As COVID-19 cases in the U.S. continue on a steady incline, the Centers for Disease Control and Prevention reported that the BA.5 subvariant now comprises nearly 80% of all new infections -- up from 67% a week ago.

The subvariant of Omicron was first detected in the U.S. in the Northeast back in April, with initial reports of the strain of COVID first being reported in South Africa. The subvariant has spread wildly across the country in only three months.

As BA.5 takes over the pandemic, symptoms of the subvariant are similar to those seen in other strains of the virus. Those infected with BA.5 can experience congestion, headaches, cough, and fever, with some individuals experiencing no symptoms at all.

Symptoms from BA.5 infections can last a few days up to a few weeks. Dr. Mobeen Rathore, professor at the University of Florida College of Medicine and a member of the American Academy of Pediatrics committee on infectious diseases, told USA Today, the impact “varies on a wide spectrum.”

Children infected by the subvariant are often stricken with symptoms that include nausea, abdominal pain, vomiting, and diarrhea, USA Today reported.

“Certainly, this is an infection to pay attention to for parents of children because while most children don’t require hospitalization, a few do,” Dr. Claire Bocchini, an infectious disease specialist at Texas Children’s Hospital, told the news outlet.

Immunity from the virus can wane even if vaccinated, and health experts have suggested that BA.5 can evade current vaccines and immune response from prior infections. However, it is not thought to be more transmissible or cause more severe disease than previous variants.

“Those who got infected with a pre-Omicron variant now have really limited protection against the infection of BA.4 or BA.5, so they cannot really count on natural immunity to protect them,” Laith Abu-Raddad, an epidemiologist with Weill-Cornell Medicine in Doha, Qatar, told CNN.

“Those who get infected more recently with an Omicron variant, they have pretty good strong immunity -- but of course not total immunity -- against reinfection,” Abu-Raddad added.

The CDC recommends isolating for at least five days when symptoms of COVID-19 appear, or after testing positive for the virus. It also suggests wearing a mask around others, especially indoors.

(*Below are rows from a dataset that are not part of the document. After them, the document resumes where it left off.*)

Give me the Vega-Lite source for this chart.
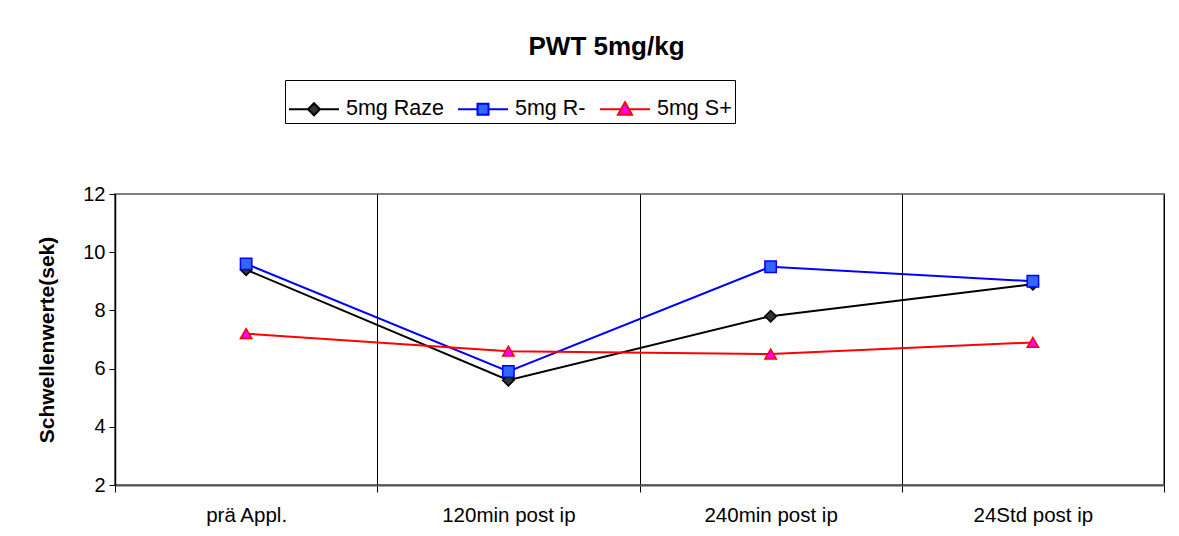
{
  "$schema": "https://vega.github.io/schema/vega-lite/v6.json",
  "width": 1049,
  "height": 291,
  "autosize": {"type": "none"},
  "padding": {"left": 115, "top": 194, "right": 15, "bottom": 51},
  "background": "white",
  "title": {
    "text": "PWT 5mg/kg",
    "font": "Liberation Sans",
    "fontSize": 26,
    "fontWeight": "bold",
    "color": "black",
    "anchor": "middle",
    "frame": "group",
    "dx": -33,
    "offset": 20
  },
  "data": {
    "values": [
      {"time": "prä Appl.", "series": "5mg Raze", "value": 9.4},
      {"time": "120min post ip", "series": "5mg Raze", "value": 5.6},
      {"time": "240min post ip", "series": "5mg Raze", "value": 7.8},
      {"time": "24Std post ip", "series": "5mg Raze", "value": 8.9},
      {"time": "prä Appl.", "series": "5mg R-", "value": 9.6},
      {"time": "120min post ip", "series": "5mg R-", "value": 5.9},
      {"time": "240min post ip", "series": "5mg R-", "value": 9.5},
      {"time": "24Std post ip", "series": "5mg R-", "value": 9.0},
      {"time": "prä Appl.", "series": "5mg S+", "value": 7.2},
      {"time": "120min post ip", "series": "5mg S+", "value": 6.6},
      {"time": "240min post ip", "series": "5mg S+", "value": 6.5},
      {"time": "24Std post ip", "series": "5mg S+", "value": 6.9}
    ]
  },
  "encoding": {
    "x": {
      "field": "time",
      "type": "ordinal",
      "bandPosition": 0.5,
      "scale": {
        "type": "band",
        "domain": ["prä Appl.", "120min post ip", "240min post ip", "24Std post ip"],
        "paddingInner": 0,
        "paddingOuter": 0
      },
      "axis": {
        "title": null,
        "labelAngle": 0,
        "tickBand": "extent",
        "grid": true,
        "gridColor": "black",
        "gridWidth": 1,
        "gridOpacity": 1,
        "domainColor": "#555555",
        "domainWidth": 2,
        "tickColor": "black",
        "tickSize": 7,
        "labelFont": "Liberation Sans",
        "labelFontSize": 20.5,
        "labelColor": "black",
        "labelPadding": 13
      }
    },
    "y": {
      "field": "value",
      "type": "quantitative",
      "scale": {"domain": [2, 12], "nice": false, "zero": false},
      "axis": {
        "title": "Schwellenwerte(sek)",
        "titleFont": "Liberation Sans",
        "titleFontSize": 21,
        "titleFontWeight": "bold",
        "titleColor": "black",
        "titlePadding": 25,
        "values": [2, 4, 6, 8, 10, 12],
        "grid": false,
        "domainColor": "black",
        "domainWidth": 1.5,
        "tickColor": "black",
        "tickSize": 6,
        "labelFont": "Liberation Sans",
        "labelFontSize": 20,
        "labelColor": "black",
        "labelPadding": 4
      }
    }
  },
  "layer": [
    {
      "mark": {"type": "line", "strokeWidth": 2},
      "encoding": {
        "color": {
          "field": "series",
          "type": "nominal",
          "scale": {"domain": ["5mg Raze", "5mg R-", "5mg S+"], "range": ["#000000", "#0000FF", "#FF0000"]},
          "legend": null
        }
      }
    },
    {
      "mark": {"type": "point", "filled": true, "size": 130, "strokeWidth": 1.5, "opacity": 1},
      "encoding": {
        "shape": {
          "field": "series",
          "type": "nominal",
          "scale": {"domain": ["5mg Raze", "5mg R-", "5mg S+"], "range": ["diamond", "square", "triangle-up"]},
          "legend": null
        },
        "fill": {
          "field": "series",
          "type": "nominal",
          "scale": {"domain": ["5mg Raze", "5mg R-", "5mg S+"], "range": ["#333333", "#3366FF", "#FF00FF"]},
          "legend": null
        },
        "stroke": {
          "field": "series",
          "type": "nominal",
          "scale": {"domain": ["5mg Raze", "5mg R-", "5mg S+"], "range": ["#000000", "#0000FF", "#FF0000"]},
          "legend": null
        }
      }
    },
    {
      "transform": [{"filter": "datum.value > 100"}],
      "mark": {"type": "point", "filled": true, "strokeWidth": 2, "opacity": 1},
      "encoding": {
        "shape": {
          "field": "series",
          "type": "nominal",
          "scale": {
            "domain": ["5mg Raze", "5mg R-", "5mg S+"],
            "range": [
              "M-1,0L-0.24,0M0.24,0L1,0M0,-0.24L0.24,0L0,0.24L-0.24,0Z",
              "M-1,0L-0.22,0M0.22,0L1,0M-0.22,-0.22L0.22,-0.22L0.22,0.22L-0.22,0.22Z",
              "M-1,0L-0.16,0M0.16,0L1,0M0,-0.28L0.28,0.22L-0.28,0.22Z"
            ]
          },
          "legend": {
            "title": null,
            "orient": "none",
            "legendX": 170,
            "legendY": -114,
            "direction": "horizontal",
            "strokeColor": "black",
            "fillColor": "white",
            "padding": 3,
            "symbolSize": 2500,
            "symbolStrokeWidth": 2,
            "symbolOpacity": 1,
            "labelFont": "Liberation Sans",
            "labelFontSize": 21.5,
            "labelColor": "black",
            "labelOffset": 6,
            "columnPadding": 10
          }
        },
        "fill": {
          "field": "series",
          "type": "nominal",
          "scale": {"domain": ["5mg Raze", "5mg R-", "5mg S+"], "range": ["#333333", "#3366FF", "#FF00FF"]}
        },
        "stroke": {
          "field": "series",
          "type": "nominal",
          "scale": {"domain": ["5mg Raze", "5mg R-", "5mg S+"], "range": ["#000000", "#0000FF", "#FF0000"]}
        }
      }
    }
  ],
  "resolve": {"scale": {"shape": "independent"}, "legend": {"shape": "independent", "fill": "independent", "stroke": "independent"}},
  "config": {
    "view": {"stroke": "#808080", "strokeWidth": 2}
  }
}
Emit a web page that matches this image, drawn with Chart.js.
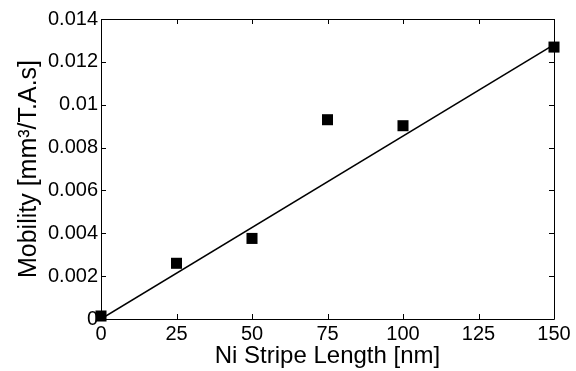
<!DOCTYPE html>
<html>
<head>
<meta charset="utf-8">
<script src="https://cdn.jsdelivr.net/npm/chart.js@4"></script>
<style>
  body { margin: 0; background: #fff; }
  canvas { display: block; }
</style>
</head>
<body>
<canvas id="mobChart" width="576" height="371"></canvas>
<script>
// measured points
const stripeLength = [0, 25, 50, 75, 100, 150];
const mobility = [0.00014, 0.0026, 0.00376, 0.0093, 0.00902, 0.01269];

// linear fit end points
const fitX = [0, 150];
const fitY = [0, 0.0128];

const xTicks = [0, 25, 50, 75, 100, 125, 150];
const yTicks = [0, 0.002, 0.004, 0.006, 0.008, 0.01, 0.012, 0.014];
const yTickLabels = ['0', '0.002', '0.004', '0.006', '0.008', '0.01', '0.012', '0.014'];

const font = "'Liberation Sans', Arial, sans-serif";

// MATLAB style box with inward ticks
const boxPlugin = {
    id: 'box',
    afterDraw(chart) {
        const ctx = chart.ctx;
        const a = chart.chartArea;
        const xs = chart.scales.x, ys = chart.scales.y;
        const len = 5;
        ctx.save();
        ctx.strokeStyle = '#000';
        ctx.lineWidth = 1;
        ctx.beginPath();
        ctx.rect(Math.round(a.left) + 0.5, Math.round(a.top) + 0.5,
            Math.round(a.right - a.left), Math.round(a.bottom - a.top));
        xs.ticks.forEach((t, i) => {
            const px = Math.round(xs.getPixelForTick(i)) + 0.5;
            ctx.moveTo(px, a.bottom); ctx.lineTo(px, a.bottom - len);
            ctx.moveTo(px, a.top); ctx.lineTo(px, a.top + len);
        });
        ys.ticks.forEach((t, i) => {
            const py = Math.round(ys.getPixelForTick(i)) + 0.5;
            ctx.moveTo(a.left, py); ctx.lineTo(a.left + len, py);
            ctx.moveTo(a.right, py); ctx.lineTo(a.right - len, py);
        });
        ctx.stroke();
        ctx.restore();
    }
};

new Chart(document.getElementById('mobChart').getContext('2d'), {
    type: 'scatter',
    data: {
        datasets: [{
            label: 'Mobility',
            data: stripeLength.map((x, i) => ({ x: x, y: mobility[i] })),
            pointStyle: 'rect',
            pointRadius: 7.8,
            pointBorderWidth: 0,
            backgroundColor: '#000',
            borderColor: '#000',
            clip: false
        }, {
            label: 'Fit',
            type: 'line',
            data: fitX.map((x, i) => ({ x: x, y: fitY[i] })),
            borderColor: '#000',
            borderWidth: 1.5,
            pointRadius: 0,
            fill: false
        }]
    },
    options: {
        responsive: false,
        animation: false,
        events: [],
        layout: { padding: { top: 19, right: 22, left: 0, bottom: 0 } },
        plugins: { legend: { display: false }, tooltip: { enabled: false } },
        scales: {
            x: {
                type: 'linear',
                min: 0, max: 150,
                afterBuildTicks: s => { s.ticks = xTicks.map(v => ({ value: v })); },
                afterFit: s => { s.height = 52; s.paddingLeft = 0; s.paddingRight = 0; },
                grid: { display: false, drawTicks: false },
                border: { display: false },
                ticks: { color: '#000', padding: 3, maxRotation: 0, font: { family: font, size: 20 } },
                title: {
                    display: true, text: 'Ni Stripe Length [nm]', color: '#000',
                    font: { family: font, size: 24 }, padding: { top: 1, bottom: 0 }
                }
            },
            y: {
                type: 'linear',
                min: 0, max: 0.014,
                afterBuildTicks: s => { s.ticks = yTicks.map(v => ({ value: v })); },
                afterFit: s => { s.width = 101; s.paddingTop = 0; s.paddingBottom = 0; },
                grid: { display: false, drawTicks: false },
                border: { display: false },
                ticks: {
                    color: '#000', padding: 3, font: { family: font, size: 20 },
                    callback: (v, i) => yTickLabels[i]
                },
                title: {
                    display: true, text: 'Mobility [mm³/T.A.s]', color: '#000',
                    font: { family: font, size: 25 }, padding: { top: 14, bottom: 0 }
                }
            }
        }
    },
    plugins: [boxPlugin]
});
</script>
</body>
</html>
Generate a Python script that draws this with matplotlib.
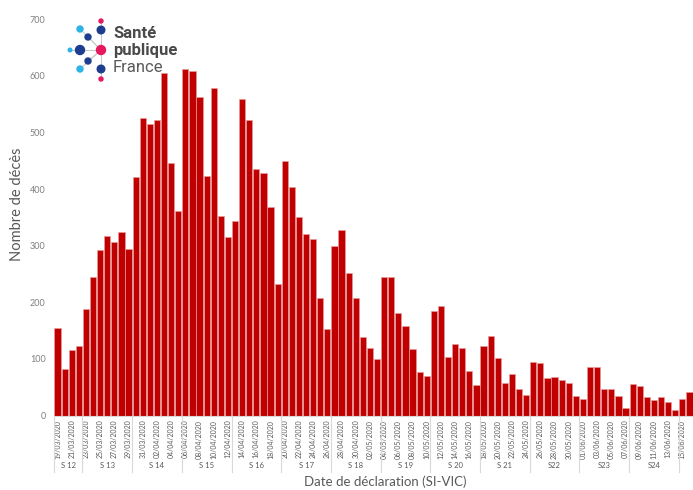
import matplotlib
matplotlib.use("Agg")
import matplotlib.pyplot as plt
import matplotlib.transforms as mtransforms
from matplotlib.patches import Circle
import pandas as pd

# ---------------- data ----------------
start_date = "2020-03-19"
deaths = [155, 82, 115, 123, 189, 244, 293, 318, 307, 325, 294,
          422, 525, 516, 523, 605, 447, 362,
          613, 608, 563, 424, 578, 352, 315,
          344, 560, 523, 436, 428, 368, 232,
          450, 404, 350, 320, 312, 207, 153,
          300, 328, 251, 207, 138, 120, 100,
          245, 244, 181, 159, 118, 77, 70,
          184, 193, 104, 126, 119, 78, 54,
          122, 140, 101, 58, 74, 47, 36,
          94, 92, 66, 68, 63, 57, 34,
          30, 85, 85, 46, 47, 34, 13,
          55, 52, 33, 28, 33, 24, 9,
          29, 41]
dates = pd.date_range(start_date, periods=len(deaths)).strftime("%d/%m/%Y").tolist()
week_labels = ["S 12", "S 13", "S 14", "S 15", "S 16", "S 17", "S 18",
               "S 19", "S 20", "S 21", "S22", "S23", "S24", ""]
week_sizes = [4, 7, 7, 7, 7, 7, 7, 7, 7, 7, 7, 7, 7, 2]
y_ticks = [0, 100, 200, 300, 400, 500, 600, 700]

# ---------------- style ----------------
FONT = ["Lato", "DejaVu Sans"]
plt.rcParams["font.family"] = FONT
GREY = "#595959"
BAR = "#c00000"

W, H = 693, 490
fig = plt.figure(figsize=(W / 100, H / 100), dpi=100)

x0_px, x1_px = 54, 693
y0_px, y700_px = 415.5, 19.4
ax = fig.add_axes([x0_px / W, 1 - y0_px / H, (x1_px - x0_px) / W, (y0_px - y700_px) / H])

xs = list(range(len(deaths)))
ax.bar(xs, deaths, width=0.86, color=BAR, edgecolor="#e79a9a", linewidth=0.5)

ax.set_xlim(-0.5, len(deaths) - 0.5)
ax.set_ylim(0, 700)
ax.set_yticks(y_ticks)
ax.set_yticklabels([str(v) for v in y_ticks], fontsize=6.5, color="#7f7f7f")
ax.tick_params(axis="y", length=0, pad=6)

ax.set_xticks(xs[::2])
ax.set_xticklabels(dates[::2], rotation=90, fontsize=5, color=GREY)
ax.tick_params(axis="x", length=0, pad=3)

for s in ["top", "right", "left"]:
    ax.spines[s].set_visible(False)
ax.spines["bottom"].set_color("#d9d9d9")
ax.spines["bottom"].set_linewidth(0.8)

# week groups
trans = mtransforms.blended_transform_factory(ax.transData, ax.transAxes)
sep_y = (y0_px - 472) / (y0_px - y700_px)
lab_y = (y0_px - 466) / (y0_px - y700_px)
pos = -0.5
ax.plot([pos, pos], [0, sep_y], transform=trans, color="#d9d9d9", lw=0.8, clip_on=False)
for lab, n in zip(week_labels, week_sizes):
    center = pos + n / 2
    if lab:
        ax.text(center, lab_y, lab, transform=trans, ha="center", va="center",
                fontsize=5.5, color=GREY)
    pos += n
    if pos < len(deaths) - 0.5:
        ax.plot([pos, pos], [0, sep_y], transform=trans, color="#d9d9d9", lw=0.8, clip_on=False)

# axis titles
fig.text(385 / W, 1 - 482 / H, "Date de déclaration (SI-VIC)", ha="center", va="center",
         fontsize=9.5, color=GREY)
fig.text(17 / W, 1 - 204 / H, "Nombre de décès", ha="center", va="center", rotation=90,
         fontsize=10.5, color=GREY)

# ---------------- logo ----------------
lax = fig.add_axes([0, 0, 1, 1], zorder=5)
lax.set_xlim(0, W)
lax.set_ylim(H, 0)
lax.axis("off")
DB, LB, PK = "#1f3d8f", "#2db3e6", "#e6185e"
cx, cy = 101, 50
dots = [
    (80, 29, 3.0, LB), (88, 37, 3.0, DB), (80, 50, 4.5, DB), (70, 50, 1.8, LB),
    (88, 61, 3.0, DB), (80, 69, 3.0, LB), (101, 21, 2.0, PK), (101, 30, 3.8, DB),
    (101, 69, 3.8, DB), (101, 79, 2.0, PK),
]
for (x, y, r, c) in dots:
    lax.plot([cx, x], [cy, y], color="#c8c8c8", lw=0.7, zorder=1)
for (x, y, r, c) in dots:
    lax.add_patch(Circle((x, y), r, color=c, zorder=2))
lax.add_patch(Circle((cx, cy), 4.5, color=PK, zorder=2))
LOGO_FONT = ["Roboto", "DejaVu Sans"]
lax.text(113, 34, "Santé", fontsize=12, fontweight="bold", color="#4a4a4a",
         ha="left", va="center", family=LOGO_FONT)
lax.text(113, 50, "publique", fontsize=12, fontweight="bold", color="#4a4a4a",
         ha="left", va="center", family=LOGO_FONT)
lax.text(113, 67, "France", fontsize=12, fontweight="normal", color="#5a5a5a",
         ha="left", va="center", family=LOGO_FONT)

fig.savefig("out.png", dpi=100)
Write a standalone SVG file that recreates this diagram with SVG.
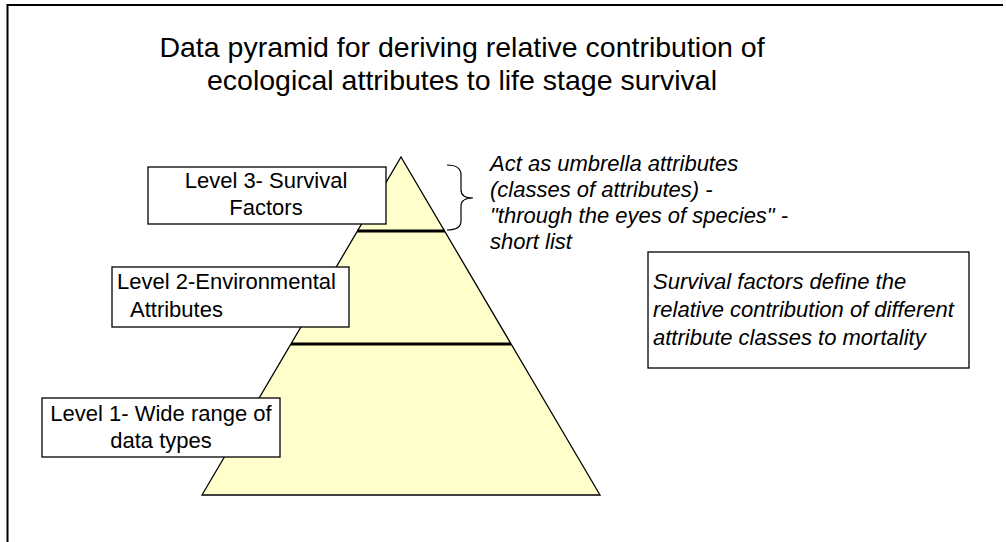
<svg xmlns="http://www.w3.org/2000/svg" width="1006" height="542" viewBox="0 0 1006 542">
<style>
.t{font-family:"Liberation Sans",Arial,sans-serif;fill:#000}
.title{font-size:28.5px}
.lbl{font-size:22px}
.it{font-size:22px;font-style:italic}
.box{fill:#fff;stroke:#000;stroke-width:1.3}
.band{stroke:#000;stroke-width:3}
</style>
<rect width="1006" height="542" fill="#fff"/>
<path d="M7.5 542 V5 H1003" fill="none" stroke="#000" stroke-width="2"/>
<g id="title">
<text class="t title" x="462" y="57" text-anchor="middle">Data pyramid for deriving relative contribution of</text>
<text class="t title" x="462" y="90" text-anchor="middle">ecological attributes to life stage survival</text>
</g>
<g id="pyramid">
<polygon points="401,157 600,495 202,495" fill="#FFFFCC" stroke="#000" stroke-width="1.3"/>
<line class="band" x1="357" y1="231" x2="445" y2="231"/>
<line class="band" x1="291" y1="344" x2="511" y2="344"/>
</g>
<g id="level3">
<rect class="box" x="148" y="167" width="238" height="57"/>
<text class="t lbl" x="266" y="188" text-anchor="middle">Level 3- Survival</text>
<text class="t lbl" x="266" y="215" text-anchor="middle">Factors</text>
</g>
<g id="level2">
<rect class="box" x="112" y="267" width="237" height="60"/>
<text class="t lbl" x="117" y="289">Level 2-Environmental</text>
<text class="t lbl" x="130" y="317">Attributes</text>
</g>
<g id="level1">
<rect class="box" x="42" y="398" width="238" height="59"/>
<text class="t lbl" x="161" y="421" text-anchor="middle">Level 1- Wide range of</text>
<text class="t lbl" x="161" y="448" text-anchor="middle">data types</text>
</g>
<g id="connectors">
<path d="M447 165 Q461 165 461 175 V190 Q461 198 473 198 Q461 198 461 206 V221 Q461 230 447 230" fill="none" stroke="#000" stroke-width="1.2"/>
</g>
<g id="umbrella-note">
<text class="t it" x="490" y="171">Act as umbrella attributes</text>
<text class="t it" x="490" y="197">(classes of attributes) -</text>
<text class="t it" x="490" y="223">"through the eyes of species" -</text>
<text class="t it" x="490" y="249">short list</text>
</g>
<g id="survival-note">
<rect class="box" x="648" y="252" width="321" height="116"/>
<text class="t it" x="653" y="289">Survival factors define the</text>
<text class="t it" x="653" y="317">relative contribution of different</text>
<text class="t it" x="653" y="345">attribute classes to mortality</text>
</g>
</svg>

If fever disappears and symptoms improve, the CDC said that isolation may end with precautions taken for another five days, including avoiding travel and wearing a face mask at home and in public.

Health experts say that the best defense against BA.5 and other COVID variants is to be fully vaccinated and boosted. Although the subvariants can elude current vaccines, symptoms are often milder and hospitalizations and deaths are less likely.